Ale prawdziwym bohaterem tej jesieni jest dla mnie kapitan zespołu Marek Sokołowski. Trudno jest znaleźć choć jeden mecz, w którym lekko odpuścił czy cofnął nogę. Biega tak, jakby regenerował się w Milan Lab, a nie pod Klimczokiem. I miał o co najmniej kilka lat mniej przy dacie urodzenia w swoim dowodzie. „Soker” jest najlepszym odbiciem tego, jak w ostatnich meczach prezentuje się Podbeskidzie. W każdym momencie zespół może na niego liczyć, jak coś przestaje funkcjonować, zawsze jest w stanie poderwać drużynę. Bez względu na to, czy gra w pomocy czy w obronie. Wiadomo, Marek to chłopak stąd, swój człowiek. Wrócił do Bielska-Białej nie dla odcinania kuponów. Robi swoje. Jest wartością dodaną obecnej ekipy. I to powinna być wskazówka, w którą stronę ma iść Podbeskidzie.
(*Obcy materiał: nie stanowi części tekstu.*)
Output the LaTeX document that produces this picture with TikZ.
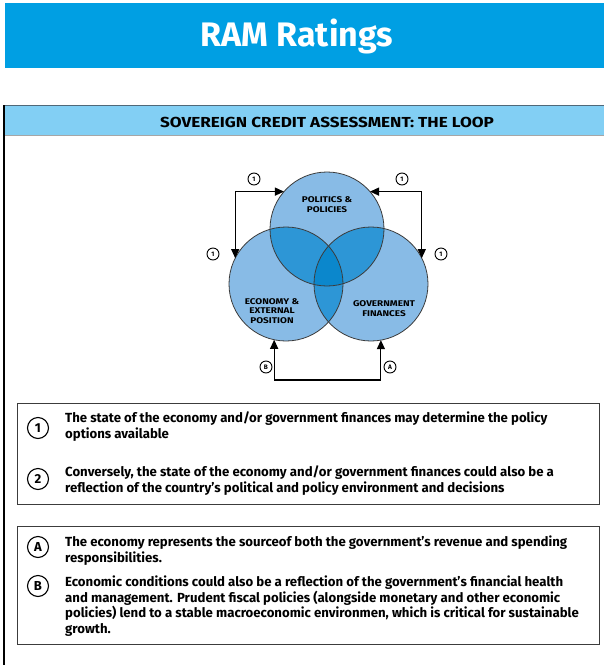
\documentclass[tikz,border=0pt]{standalone}
\usepackage{fontspec}
\setmainfont{Fira Sans}
\newfontfamily\headfont{Fira Sans}[FakeStretch=1.18]
\newfontfamily\vennfont{Fira Sans}[FakeStretch=1.2]
\usetikzlibrary{arrows.meta}
\definecolor{rambar}{HTML}{009FE3}
\definecolor{ramband}{HTML}{82CFF4}
\definecolor{bandrim}{HTML}{4F6878}
\definecolor{vennbase}{HTML}{88BBE6}
\definecolor{vennpair}{HTML}{2D96D6}
\definecolor{venntriple}{HTML}{0B87CC}
\definecolor{rimgray}{HTML}{3C3C3C}

\begin{document}
\begin{tikzpicture}[x=1pt, y=-1pt, font=\bfseries,
    vennring/.style={shape=circle, draw=rimgray, line width=0.8pt, minimum size=114pt, inner sep=0pt, outer sep=0pt},
    venntext/.style={align=center, inner sep=0pt, font=\vennfont\bfseries\fontsize{8.3}{9.8}\selectfont},
    tag/.style={shape=circle, draw=black, line width=0.9pt, inner sep=0pt, minimum size=12pt, font=\bfseries\fontsize{6.5}{7}\selectfont},
    bigtag/.style={shape=circle, draw=black, line width=1.1pt, inner sep=0pt, minimum size=21pt, font=\bfseries\fontsize{13}{13}\selectfont},
    note/.style={anchor=north west, inner sep=0pt, align=left, font=\bfseries\fontsize{13.2}{15.5}\selectfont},
    loop/.style={draw=black, line width=1.2pt, {Triangle[length=9pt,width=8pt]}-{Triangle[length=9pt,width=8pt]}}]
  \useasboundingbox (0,0) rectangle (604,665);
  % title bar
  \path[fill=rambar] (5,3) rectangle (604,68);
  \node[text=white, font=\bfseries\fontsize{34}{34}\selectfont] (title) at (297,36) {RAM Ratings};
  % panel and its heading band
  \path[fill=ramband] (5,106) rectangle (604,135);
  \path[draw=gray!70, line width=0.8pt] (5,135) -- (604,135);
  \path[draw=bandrim, line width=1.5pt] (4,105.5) -- (604,105.5);
  \path[draw=black, line width=1.5pt] (4,105) -- (4,665);
  \node[font=\headfont\bfseries\fontsize{14.5}{15}\selectfont] (head) at (327,122) {SOVEREIGN CREDIT ASSESSMENT: THE LOOP};
  % venn fills
  \coordinate (cPol) at (327,229);
  \coordinate (cEco) at (286,284);
  \coordinate (cGov) at (371,284);
  \foreach \c in {cPol, cEco, cGov}
    \fill[vennbase] (\c) circle[radius=57pt];
  \begin{scope}
    \clip (cPol) circle[radius=57pt];
    \fill[vennpair] (cEco) circle[radius=57pt];
    \fill[vennpair] (cGov) circle[radius=57pt];
  \end{scope}
  \begin{scope}
    \clip (cEco) circle[radius=57pt];
    \fill[vennpair] (cGov) circle[radius=57pt];
    \clip (cGov) circle[radius=57pt];
    \fill[venntriple] (cPol) circle[radius=57pt];
  \end{scope}
  \node[vennring] (pol) at (cPol) {};
  \node[vennring] (eco) at (cEco) {};
  \node[vennring] (gov) at (cGov) {};
  \node[venntext] (polText) at (327,205) {POLITICS \&\\POLICIES};
  \node[venntext] (ecoText) at (272,311) {ECONOMY \&\\EXTERNAL\\POSITION};
  \node[venntext] (govText) at (384,309) {GOVERNMENT\\FINANCES};
  % loops between the circles
  \path[loop] (pol.139) -| (eco.153);
  \path[loop] (pol.41) -| (gov.27);
  \coordinate (loopBase) at (327,380);
  \path[loop] (eco.258) -- (eco.258 |- loopBase) -| (gov.280);
  \node[tag] (tagL) at (254,179) {1};
  \node[tag] (tagR) at (402,179) {1};
  \node[tag] (tagLL) at (213,254) {1};
  \node[tag] (tagRR) at (441,254) {1};
  \node[tag] (tagB) at (266,367) {B};
  \node[tag] (tagA) at (390,367) {A};
  % notes
  \path[draw=rimgray, line width=1pt] (17,403) rectangle (599,504);
  \path[draw=rimgray, line width=1pt] (17,526) rectangle (599,644);
  \node[bigtag] (num1) at (38,428) {1};
  \node[note] (num1Text) at (65,412) {The state of the economy and/or government finances may determine the policy\\options available};
  \node[bigtag] (num2) at (38,479) {2};
  \node[note] (num2Text) at (65,466) {Conversely, the state of the economy and/or government finances could also be a\\reflection of the country's political and policy environment and decisions};
  \node[bigtag] (letA) at (38,547) {A};
  \node[note] (letAText) at (65,536) {The economy represents the sourceof both the government’s revenue and spending\\responsibilities.};
  \node[bigtag] (letB) at (38,586) {B};
  \node[note] (letBText) at (65,576) {Economic conditions could also be a reflection of the government’s financial health\\and management. Prudent fiscal policies (alongside monetary and other economic\\policies) lend to a stable macroeconomic environmen, which is critical for sustainable\\growth.};
\end{tikzpicture}
\end{document}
Jeszcze dwa mecze i piłkarze udadzą się na zasłużony wypoczynek. Okno transferowe w tym kraju nie znosi jednak pustki, więc zaczną się pewnie kolejne ruchy kadrowe. Zastanowiłbym się jednak, czy najpierw nie spojrzeć na własnych ludzi, którzy pracują dla dobra innych zespołów, a prawdziwej szansy nie dostali u siebie. Liderem pierwszej ligi jest Termalica Bruk-Bet Nieciecza. A w niej wypożyczeni z Bielska-Białej Mateuszowie: Kupczak – urodzony w Żywcu i Janeczko, który na świat przyszedł w Pszczynie. A z niej też widać już góry:). W futbolu funkcjonuje co prawda teoria, że „swoi u siebie” zawsze mają trudniej. Ale może da się ją zmienić?